The theme of the APRCE 2015 was ‘Asia Fast Forward’. This therefore played homage to the considerable growth and pace of change faced by the economies across the Asia-Pacific region. The event offered us – Team NZ Retail – a significant networking opportunity, whilst flying the flag for the best of the best of what New Zealand retail has to offer the world. Our participation at the event also signaled the New Zealand retail industry’s sustained and enduring commitment to our major trading partners and to our shared support in meeting our collective objectives and mutual interests.
The latest developments and most pressing issues faced by the retail industry both regionally and globally were discussed and debated in detail. This included a series of excellent presentations delivered by industry leaders and commentators. My personal highlights included insights from Vikram Sharma from The Walt Disney Company, who talked about the power of the Disney brand and the possibility of branding in retail more broadly. In part, this is because I’m still a kid at heart and Vikram re-ignited my love for Mickey Mouse, and because Disney owns the license for Marvel, and Marvel is cool! Another notably presentation was delivered by Katsumi Kubota, the COO of Uniqlo – Fast Retailing Philippines, Inc, who talked the audience through Uniqlo’s impressive success outside of its Japanese home market. I do have to send my apologies to Mr Kubota as I continually attempted to plead with him, after multiple glasses of wine at the gala dinner, to bring Uniqlo to New Zealand because I was running out of polo shirts. Of course, there were many other excellent speakers who shed light on different issues and concerns confronting retailers operating in the region, and multiple examples of best (and bad) practice.
The need for retailers, regardless of their size and their country of operations, to constantly innovate and embrace change in order to survive and thrive was a reoccurring topic of debate and consideration. Not surprisingly, particularly given what seems like the almost daily announcement that a new overseas retailer is planning to enter the New Zealand marketplace, many of the presenters also underscored the pressures and prospects of operating in a globalised business environment. This led Mark Chi of Primer International Management Ltd (Singapore) to conclude that many retailers in the Asia-Pacific region, as elsewhere, are “thinking globally, acting locally, and panicking internally”. The challenges and opportunities of conducting business in the digital age were also subject to extensive discussion. These were very neatly summarised by a very British Joanne Denney-Finch, chief executive of the Institute of Grocery Distribution (IGD), UK.

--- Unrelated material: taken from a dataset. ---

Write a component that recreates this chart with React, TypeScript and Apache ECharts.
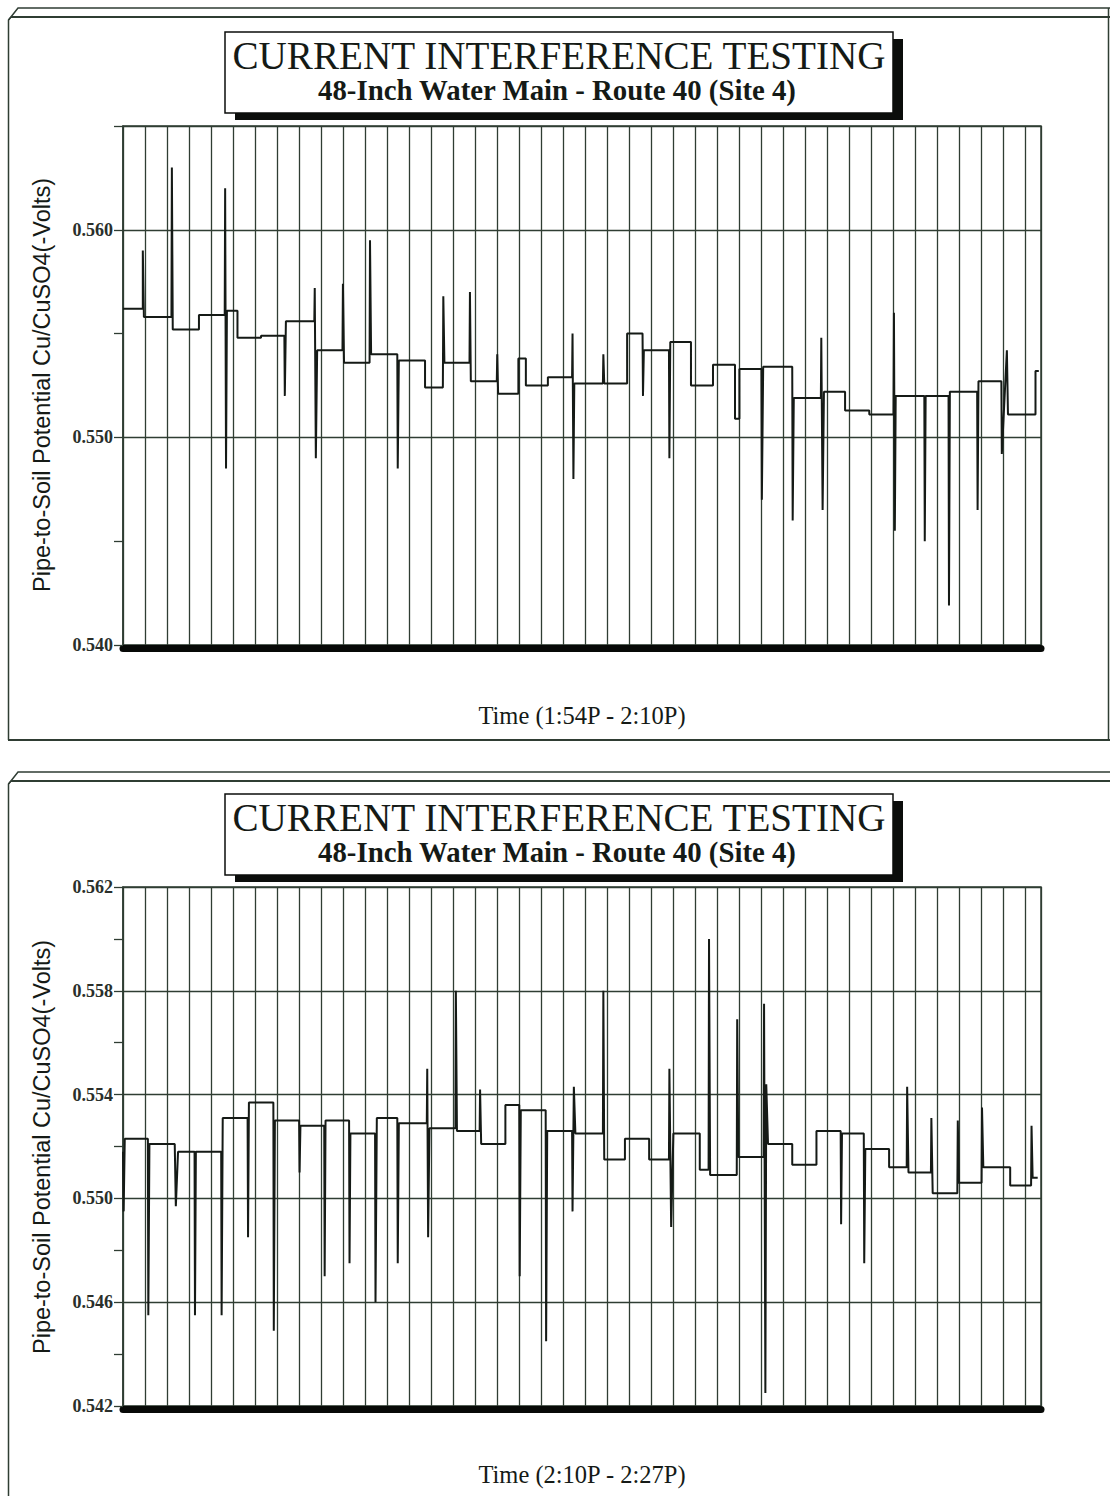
import React, { useEffect, useRef } from "react";
import * as echarts from "echarts";

// ---- Data (time in grid divisions, potential in -Volts) ----
const topTime = [
  0, 0.9, 0.9, 0.95, 2.2, 2.22, 2.26, 3.45, 3.45, 4.62, 4.64, 4.68, 4.72, 5.2, 5.2, 6.27, 6.27, 7.33, 7.35, 7.4,
  8.69, 8.71, 8.76, 8.82, 9.97, 9.99, 10.04, 11.2, 11.22, 11.27, 12.46, 12.48, 12.53, 13.72, 13.72, 14.53, 14.55, 14.6,
  15.74, 15.76, 15.8, 16.98, 17.0, 17.04, 17.96, 17.96, 18.3, 18.3, 19.3, 19.3, 20.4, 20.42, 20.46, 20.5, 21.8, 21.82,
  21.86, 22.9, 22.9, 23.6, 23.62, 23.66, 24.8, 24.82, 24.86, 25.8, 25.8, 26.8, 26.8, 27.8, 27.8, 28.0, 28.0, 29.0,
  29.02, 29.08, 30.4, 30.42, 30.47, 31.7, 31.72, 31.78, 31.84, 32.8, 32.8, 33.9, 33.9, 35.0, 35.02, 35.06, 35.1, 36.4,
  36.42, 36.46, 37.5, 37.52, 37.56, 38.8, 38.82, 38.86, 39.9, 39.92, 40.15, 40.2, 41.45, 41.45, 41.6,
];
const topVolts = [
  0.5562, 0.5562, 0.559, 0.5558, 0.5558, 0.563, 0.5552, 0.5552, 0.5559, 0.5559, 0.562, 0.5485, 0.5561, 0.5561, 0.5548,
  0.5548, 0.5549, 0.5549, 0.552, 0.5556, 0.5556, 0.5572, 0.549, 0.5542, 0.5542, 0.5574, 0.5536, 0.5536, 0.5595, 0.554,
  0.554, 0.5485, 0.5537, 0.5537, 0.5524, 0.5524, 0.5568, 0.5536, 0.5536, 0.557, 0.5527, 0.5527, 0.554, 0.5521, 0.5521,
  0.5538, 0.5538, 0.5525, 0.5525, 0.5529, 0.5529, 0.555, 0.548, 0.5526, 0.5526, 0.554, 0.5526, 0.5526, 0.555, 0.555,
  0.552, 0.5542, 0.5542, 0.549, 0.5546, 0.5546, 0.5525, 0.5525, 0.5535, 0.5535, 0.5509, 0.5509, 0.5533, 0.5533, 0.547,
  0.5534, 0.5534, 0.546, 0.5519, 0.5519, 0.5548, 0.5465, 0.5522, 0.5522, 0.5513, 0.5513, 0.5511, 0.5511, 0.556, 0.5455,
  0.552, 0.552, 0.545, 0.552, 0.552, 0.5419, 0.5522, 0.5522, 0.5465, 0.5527, 0.5527, 0.5492, 0.5542, 0.5511, 0.5511,
  0.5532, 0.5532,
];

const bottomTime = [
  0, 0.03, 0.08, 1.13, 1.15, 1.2, 2.35, 2.4, 2.5, 3.25, 3.27, 3.31, 4.46, 4.48, 4.53, 5.66, 5.68, 5.72, 6.83, 6.85, 6.9,
  8.0, 8.02, 8.06, 9.14, 9.16, 9.2, 10.27, 10.29, 10.33, 11.45, 11.47, 11.53, 12.46, 12.48, 12.53, 13.8, 13.82, 13.86,
  13.92, 15.1, 15.12, 15.17, 16.2, 16.22, 16.27, 17.37, 17.37, 18.0, 18.02, 18.07, 19.2, 19.22, 19.27, 20.4, 20.42,
  20.48, 20.55, 21.8, 21.82, 21.86, 22.8, 22.8, 23.9, 23.9, 24.8, 24.82, 24.9, 25.0, 26.2, 26.2, 26.6, 26.62, 26.67,
  27.88, 27.9, 27.95, 29.1, 29.12, 29.18, 29.22, 29.3, 30.4, 30.4, 31.5, 31.5, 32.6, 32.62, 32.66, 33.65, 33.67, 33.72,
  34.8, 34.8, 35.6, 35.62, 35.68, 36.7, 36.72, 36.78, 37.9, 37.92, 37.97, 39.0, 39.02, 39.08, 40.3, 40.3, 41.25, 41.27,
  41.32, 41.55,
];
const bottomVolts = [
  0.5518, 0.5495, 0.5523, 0.5523, 0.5455, 0.5521, 0.5521, 0.5497, 0.5518, 0.5518, 0.5455, 0.5518, 0.5518, 0.5455,
  0.5531, 0.5531, 0.5485, 0.5537, 0.5537, 0.5449, 0.553, 0.553, 0.551, 0.5528, 0.5528, 0.547, 0.553, 0.553, 0.5475,
  0.5525, 0.5525, 0.546, 0.5531, 0.5531, 0.5475, 0.5529, 0.5529, 0.555, 0.5485, 0.5527, 0.5527, 0.558, 0.5526, 0.5526,
  0.5542, 0.5521, 0.5521, 0.5536, 0.5536, 0.547, 0.5534, 0.5534, 0.5445, 0.5526, 0.5526, 0.5495, 0.5543, 0.5525,
  0.5525, 0.558, 0.5515, 0.5515, 0.5523, 0.5523, 0.5515, 0.5515, 0.555, 0.5489, 0.5525, 0.5525, 0.5511, 0.5511, 0.56,
  0.5509, 0.5509, 0.5569, 0.5516, 0.5516, 0.5575, 0.5425, 0.5544, 0.5521, 0.5521, 0.5513, 0.5513, 0.5526, 0.5526,
  0.549, 0.5525, 0.5525, 0.5475, 0.5519, 0.5519, 0.5512, 0.5512, 0.5543, 0.551, 0.551, 0.5531, 0.5502, 0.5502, 0.553,
  0.5506, 0.5506, 0.5535, 0.5512, 0.5512, 0.5505, 0.5505, 0.5528, 0.5508, 0.5508,
];

const TITLE = "CURRENT INTERFERENCE TESTING";
const SUBTITLE = "48-Inch Water Main - Route 40 (Site 4)";
const Y_NAME = "Pipe-to-Soil Potential Cu/CuSO4(-Volts)";
const X_NAMES = ["Time (1:54P - 2:10P)", "Time (2:10P - 2:27P)"];
const Y_RANGES = [
  { min: 0.54, max: 0.565, interval: 0.01 },
  { min: 0.542, max: 0.562, interval: 0.004 },
];
const X_MAX = 41.7;

const SERIF = "'Liberation Serif', 'Times New Roman', serif";
const SANS = "'Liberation Sans', Arial, sans-serif";
const GRID_COLOR = "#2f3d33";
const INK = "#151a16";

function zip(a: number[], b: number[]) {
  return a.map((t, i) => [t, b[i]]);
}

function panelGraphics(offsetY: number, idx: number) {
  const els: any[] = [];
  const line = (x1: number, y1: number, x2: number, y2: number, w = 1.5) => ({
    type: "line",
    shape: { x1, y1, x2, y2 },
    style: { stroke: GRID_COLOR, lineWidth: w },
    silent: true,
  });
  const top = idx === 0 ? 8 : 772;
  const top2 = idx === 0 ? 17 : 781;
  const bottom = idx === 0 ? 740 : 1500;
  els.push({
    type: "polyline",
    shape: { points: [[8.5, bottom], [8.5, top + 12], [18, top], [1110, top]] },
    style: { stroke: GRID_COLOR, lineWidth: 1.5, fill: null },
    silent: true,
  });
  els.push(line(11, top2, 1110, top2, 1.8));
  els.push(line(8.5, top + 12, 11, top2, 1.2));
  if (idx === 0) {
    els.push(line(8, bottom, 1110, bottom, 1.8));
    els.push(line(1108.5, top, 1108.5, bottom, 1.5));
  }
  // title box with drop shadow
  const bx = 225;
  const by = 32 + offsetY;
  const bw = 668;
  const bh = 81;
  els.push({ type: "rect", shape: { x: bx + 10, y: by + 7, width: bw, height: bh }, style: { fill: "#0b0d0b" }, silent: true });
  els.push({
    type: "rect",
    shape: { x: bx, y: by, width: bw, height: bh },
    style: { fill: "#ffffff", stroke: "#0b0d0b", lineWidth: 1.5 },
    silent: true,
  });
  const txt = (text: string, x: number, y: number, font: any, rotation = 0, scaleX = 1) => ({
    type: "text",
    x,
    y,
    rotation,
    scaleX,
    silent: true,
    style: {
      text,
      fill: INK,
      ...font,
      align: "center",
      verticalAlign: "middle",
      textAlign: "center",
      textVerticalAlign: "middle",
    },
  });
  els.push(txt(TITLE, 559, 55 + offsetY, { fontSize: 41, fontFamily: SERIF }, 0, 0.955));
  els.push(txt(SUBTITLE, 557, 90 + offsetY, { fontSize: 30, fontWeight: "bold", fontFamily: SERIF }, 0, 0.96));
  els.push(txt(Y_NAME, 42, 385 + offsetY, { fontSize: 23.5, fontFamily: SANS }, Math.PI / 2));
  els.push(txt(X_NAMES[idx], 582, 715 + (idx === 0 ? 0 : 759), { fontSize: 25, fontFamily: SERIF }, 0, 0.98));
  return els;
}

function makeYAxis(i: number) {
  const r = Y_RANGES[i];
  return {
    type: "value",
    gridIndex: i,
    min: r.min,
    max: r.max,
    interval: r.interval,
    scale: true,
    axisLine: { show: true, lineStyle: { color: GRID_COLOR, width: 1.5 } },
    axisTick: { show: true, length: 9, lineStyle: { color: GRID_COLOR, width: 1.3 } },
    minorTick: { show: true, splitNumber: 2, length: 9, lineStyle: { color: GRID_COLOR, width: 1.3 } },
    splitLine: { show: true, lineStyle: { color: GRID_COLOR, width: 1.3 } },
    axisLabel: {
      margin: 10,
      fontSize: 18,
      fontWeight: "bold",
      fontFamily: SERIF,
      color: "#2a2f2b",
      showMaxLabel: i === 1,
      formatter: (v: number) => v.toFixed(3),
    },
  };
}

function makeXAxis(i: number) {
  return {
    type: "value",
    gridIndex: i,
    min: 0,
    max: X_MAX,
    interval: 1,
    offset: 3,
    axisLine: { show: true, onZero: false, lineStyle: { color: "#070907", width: 7 } },
    axisTick: { show: false },
    axisLabel: { show: false },
    splitLine: { show: true, lineStyle: { color: GRID_COLOR, width: 1.3 } },
  };
}

export default function App() {
  const ref = useRef<HTMLDivElement>(null);
  useEffect(() => {
    if (!ref.current) return;
    const chart = echarts.init(ref.current, undefined, { renderer: "svg" });
    const option: any = {
      animation: false,
      backgroundColor: "#ffffff",
      grid: [
        { left: 123, top: 126, width: 918, height: 519, show: true, borderColor: GRID_COLOR, borderWidth: 1.5, backgroundColor: "transparent" },
        { left: 123, top: 887, width: 918, height: 519, show: true, borderColor: GRID_COLOR, borderWidth: 1.5, backgroundColor: "transparent" },
      ],
      xAxis: [makeXAxis(0), makeXAxis(1)],
      yAxis: [makeYAxis(0), makeYAxis(1)],
      series: [
        {
          type: "line",
          xAxisIndex: 0,
          yAxisIndex: 0,
          data: zip(topTime, topVolts),
          showSymbol: false,
          symbol: "none",
          lineStyle: { color: INK, width: 2 },
          z: 5,
        },
        {
          type: "line",
          xAxisIndex: 1,
          yAxisIndex: 1,
          data: zip(bottomTime, bottomVolts),
          showSymbol: false,
          symbol: "none",
          lineStyle: { color: INK, width: 2 },
          z: 5,
        },
      ],
      graphic: [...panelGraphics(0, 0), ...panelGraphics(762, 1)],
    };
    chart.setOption(option);
    return () => chart.dispose();
  }, []);
  return (
    <div
      ref={ref}
      style={{ position: "absolute", left: 0, top: 0, width: 1110, height: 1496, background: "#fff" }}
    />
  );
}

What was surprising was the sheer number of discussions from delegates from all around the region focusing on the continued need to develop high quality training and educational programmes in retail management to help professionalise the industry, and promote retail a career of choice. Encouragingly, the efforts of the likes of ServiceIQ (who were also part of Team NZ Retail), as well as the introduction of Massey University’s retail degree, the Bachelor of Retail and Business Management (BRBM), New Zealand was mooted as an example of best practice in this regard. This led to discussions of how these initiatives could be internationalised to other countries in the Asia-Pacific. Watch this space.